Who's big, green-skinned, and suffers from
chronic flatulence? That's right, it's Julie Andrews! And
she's featured as a voice in the new Shrek film, called (oddly
enough) Shrek 2.
Do you like pop culture references? If
so, Shrek 2 is for you. It's chock full 'o references.
Almost everything is parodied or referenced, including "COPS",
"Hawaii 5-0", "Sanford and Son", Lord of the Rings, Spiderman,
Alien, Joan Rivers, Ricky Martin, and many others.
Because of the Masked Reviewer's "no spoiler" policy, nothing will be
given away about the plot. In fact, the Masked Reviewer won't even
mention all of the voices, just in case you like to guess. Well,
the Masked Reviewer already mentioned Julie Andrews, but other than
that, you're on your own. Suffice it to say that almost all of the
original voices have returned for the sequel. That is, of course,
except for John Lithgow, who played Lord Farquaad. He's not in
Shrek 2, which is too bad. The Masked Reviewer will miss his
awful fake British accent, last heard in Cliffhanger.
The jokes in this movie try to reach people at every level, from hip
insider references to fart jokes. Parents who don't want their
kids exposed to burping and farting (who would want to expose kids to
that? THINK OF THE CHILDREN!) might find Shrek 2 in bad
taste, but farting and burping seem to be cutting edge humor for kids
these days. In the Masked Reviewer's day, burp and fart jokes were
taboo, but thanks to controversial children's show pioneers, farts and
burps are now mainstream in family entertainment. Or, maybe the
thanks should go to high fiber diets. Either way.
There are some greatly funny lines in the movie, and some excellent
visuals. The image of Puss in Boots trying to look sad and cute is
hilarious. It's not often that a sight gag in a kid's movie makes
the Masked Reviewer laugh, but this film had several good moments.
(By the way, has anyone made a porno yet called "Puss N' Butts"?
Please send royalty checks to the Masked Reviewer)

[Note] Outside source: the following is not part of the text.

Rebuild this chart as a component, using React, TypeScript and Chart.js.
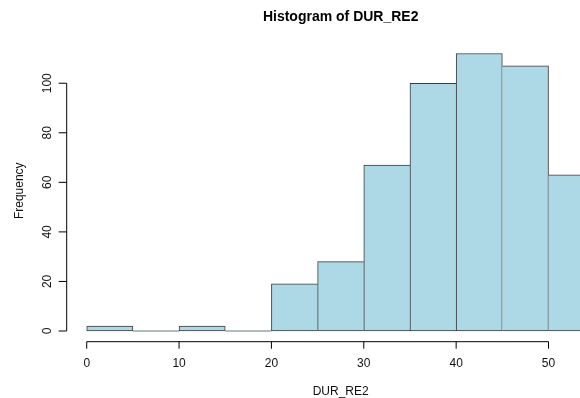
import React, { useEffect, useRef } from "react";
import { Chart, registerables } from "chart.js";

Chart.register(...registerables);

// ---- data ----
const binStarts = [0, 5, 10, 15, 20, 25, 30, 35, 40, 45, 50];
const binWidth = 5;
const counts = [2, 0, 2, 0, 19, 28, 67, 100, 112, 107, 63];
const xTicks = [0, 10, 20, 30, 40, 50];
const yTicks = [0, 20, 40, 60, 80, 100];
const titleText = "Histogram of DUR_RE2";
const xLabel = "DUR_RE2";
const yLabel = "Frequency";

const FONT = '"Liberation Sans", Arial, Helvetica, sans-serif';

export default function App() {
  const ref = useRef<HTMLCanvasElement>(null);

  useEffect(() => {
    const canvas = ref.current;
    if (!canvas) return;

    const xMinData = 0;
    const xMaxData = binStarts[binStarts.length - 1] + binWidth;
    const xPad = (xMaxData - xMinData) * 0.04;
    const yMaxData = Math.max(...counts);
    const yPad = yMaxData * 0.04;

    const axesPlugin = {
      id: "rAxes",
      afterDraw(chart: any) {
        const ctx = chart.ctx as CanvasRenderingContext2D;
        const xs = chart.scales.x;
        const ys = chart.scales.y;
        const area = chart.chartArea;
        const tick = 7;
        ctx.save();
        ctx.strokeStyle = "#000";
        ctx.lineWidth = 1;
        ctx.fillStyle = "#111";

        // x axis
        const ay = area.bottom - 0.4;
        const x0 = xs.getPixelForValue(xTicks[0]);
        const x1 = xs.getPixelForValue(xTicks[xTicks.length - 1]);
        ctx.beginPath();
        ctx.moveTo(x0, ay);
        ctx.lineTo(x1, ay);
        xTicks.forEach((t) => {
          const px = xs.getPixelForValue(t);
          ctx.moveTo(px, ay);
          ctx.lineTo(px, ay + tick);
        });
        ctx.stroke();
        ctx.font = `12px ${FONT}`;
        ctx.textAlign = "center";
        ctx.textBaseline = "alphabetic";
        xTicks.forEach((t) => {
          ctx.fillText(String(t), xs.getPixelForValue(t), 367);
        });

        // y axis
        const ax = area.left + 0.3;
        const y0 = ys.getPixelForValue(yTicks[0]);
        const y1 = ys.getPixelForValue(yTicks[yTicks.length - 1]);
        ctx.beginPath();
        ctx.moveTo(ax, y0);
        ctx.lineTo(ax, y1);
        yTicks.forEach((t) => {
          const py = ys.getPixelForValue(t);
          ctx.moveTo(ax, py);
          ctx.lineTo(ax - tick - 1, py);
        });
        ctx.stroke();
        yTicks.forEach((t) => {
          const py = ys.getPixelForValue(t);
          ctx.save();
          ctx.translate(50.8, py);
          ctx.rotate(-Math.PI / 2);
          ctx.fillText(String(t), 0, 0);
          ctx.restore();
        });

        // labels
        const cx = xs.getPixelForValue((xMinData - xPad + xMaxData + xPad) / 2);
        const cy = (area.top + area.bottom) / 2;
        ctx.fillText(xLabel, cx, 395);
        ctx.save();
        ctx.translate(23, cy - 1.5);
        ctx.rotate(-Math.PI / 2);
        ctx.fillText(yLabel, 0, 0);
        ctx.restore();

        // title
        ctx.fillStyle = "#000";
        ctx.font = `bold 14px ${FONT}`;
        ctx.fillText(titleText, cx, 20.5);
        ctx.restore();
      },
    };

    const data = binStarts.map((s, i) => ({ x: s + binWidth / 2, y: counts[i] }));

    const chart = new Chart(canvas, {
      type: "bar",
      data: {
        datasets: [
          {
            data: data as any,
            backgroundColor: "#ADD8E6",
            borderColor: "#3a3a3a",
            borderSkipped: false,
            minBarLength: 1,
            barPercentage: 1,
            categoryPercentage: 1,
            borderWidth: (c: any) => {
              const i = c.dataIndex;
              const v = counts[i];
              const prev = i > 0 ? counts[i - 1] : 0;
              const next = i < counts.length - 1 ? counts[i + 1] : 0;
              return { top: 1, bottom: 1, left: prev <= v ? 1 : 0, right: next < v ? 1 : 0 };
            },
          } as any,
        ],
      },
      options: {
        animation: false,
        responsive: false,
        maintainAspectRatio: false,
        layout: { padding: { left: 66.4, right: 0, top: 42.4, bottom: 55.9 } },
        scales: {
          x: {
            type: "linear",
            display: false,
            offset: false,
            min: xMinData - xPad,
            max: 53.41,
          },
          y: {
            type: "linear",
            display: false,
            min: -yPad,
            max: yMaxData + yPad,
          },
        },
        plugins: {
          legend: { display: false },
          tooltip: { enabled: false },
          title: { display: false },
        },
      },
      plugins: [axesPlugin],
    });

    return () => chart.destroy();
  }, []);

  return (
    <div style={{ position: "absolute", left: 0, top: 0, width: 580, height: 398, background: "#fff" }}>
      <canvas ref={ref} width={580} height={398} style={{ display: "block", width: 580, height: 398 }} />
    </div>
  );
}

The music is almost all pop, or pop-past. Children and adults
will both recognize much of the music, none of it is pop right now, but
it was pop. Popped? Who knows. There should be terms
for these things. Any way, depending on your musical tastes,
you're likely to enjoy (or remember fondly) at least a few of the tunes
used in the movie. And, the film features musical numbers, and how
could you not like that?
Before the film was a preview for Shark Tale, another upcoming
animated feature. The quality of the graphics and animation
in Shrek 2 are far superior, and better than the first Shrek.
Animation fans (computer generated...the animation, not the fans) will
definitely want to check it out.
The voice acting is good across the board, though Eddie Murphy tries
the hardest and has the most energy. Strangely, the character that
had the least going on of anyone was Shrek himself. Mike Meyers
wasn't bad, but he didn't have very many funny lines. He wound up
being the straight-man (or, straight-ogre). That's okay, though,
the supporting characters were super and farted less.
Speaking of voice acting, make sure you check out the credits to see
who voiced the Ugly Stepsister. Good casting. And, not only
that, you'll want to see the end credits; many people left immediately
and missed an extra 30 seconds of epilogue. It wasn't the biggest
joke in the movie, but you should get your ten bucks' worth.
It's a kids' movie, sure, but it's good fun with plenty of
entertainment for adults, too. If you have to take a kid to a
movie, this is the clear choice. Everyone will be happy. By
the way, in addition to the original Shrek, there's a
Shrek 3D available on DVD.
Expectation from the Title: The sequel to the horror knock-off
of Scream that was supposed to be called Shriek, but the
filmmakers didn't turn on their spell check.
Mother's Rule (Always Say Something Good About Everything):
Shrek looks good in green.
The Pros: Funny, nice sight gags and pop culture references,,
good for kids and adults, great animation.
The Cons: The theater will be full of screaming kids. At
times, the pop culture references seem a bit too heavy handed.